New Audis are like the animals in Noah's Ark these days: they arrive two-by-two. About the same time as a revitalised TT range goes on sale, significant modifications to the Q7 are also being introduced.
Not subtle but more efficient to drive
Audi's big SUV has never been the subtlest of cars, but beneath the brash exterior it wasn't the climate criminal some people believed. Now it's even less so. There are three new, more socially acceptable engines, while a fuel-saving eight-speed automatic transmission becomes standard. Unfortunately, there are no external changes to demonstrate this to the ill-informed.
That trio of new engines is led by a 3.0-litre V6 TDI diesel producing the same power and torque as the similar unit it replaces, but with a 23% cut in fuel consumption and a 44g/km reduction in CO2 emissions, helped by an engine stop-start system a first in the UK for a V-engined car with an auto gearbox.
There's also a 'clean' version that meets 2014 pollution-reduction targets, though at a price both financially and in increased CO2. Audi has boosted the torque and reduced the fuel consumption of the 4.2-litre V8 TDI, too.
On the petrol side, the 3.6-litre V6 and 4.2-litre V8 TFSI engines are replaced by a couple of slightly less powerful, but more torquey, supercharged 3.0 V6s that bring economy improvements of up to 19% and cuts in CO2 of between 40g/km and 55g/km.

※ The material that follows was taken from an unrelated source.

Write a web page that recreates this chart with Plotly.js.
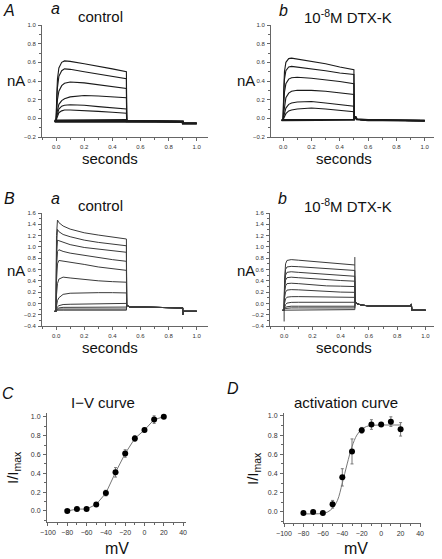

On the evidence of the more powerful of the two, they're good, but no match for the diesel. Low-speed gearshifts aren't as seamless, and the gearbox has to kick down a ratio or two when you want to gather pace on the motorway, whereas the V6 TDI sails serenely on, aided by its vast swell of torque 407lb ft at only 1750rpm. If it wasn't for the lower rev limit and a mild tremor through the accelerator pedal, you'd have no idea it was a diesel.
What Car? says
Brilliant new diesel boosts Q7's appeal.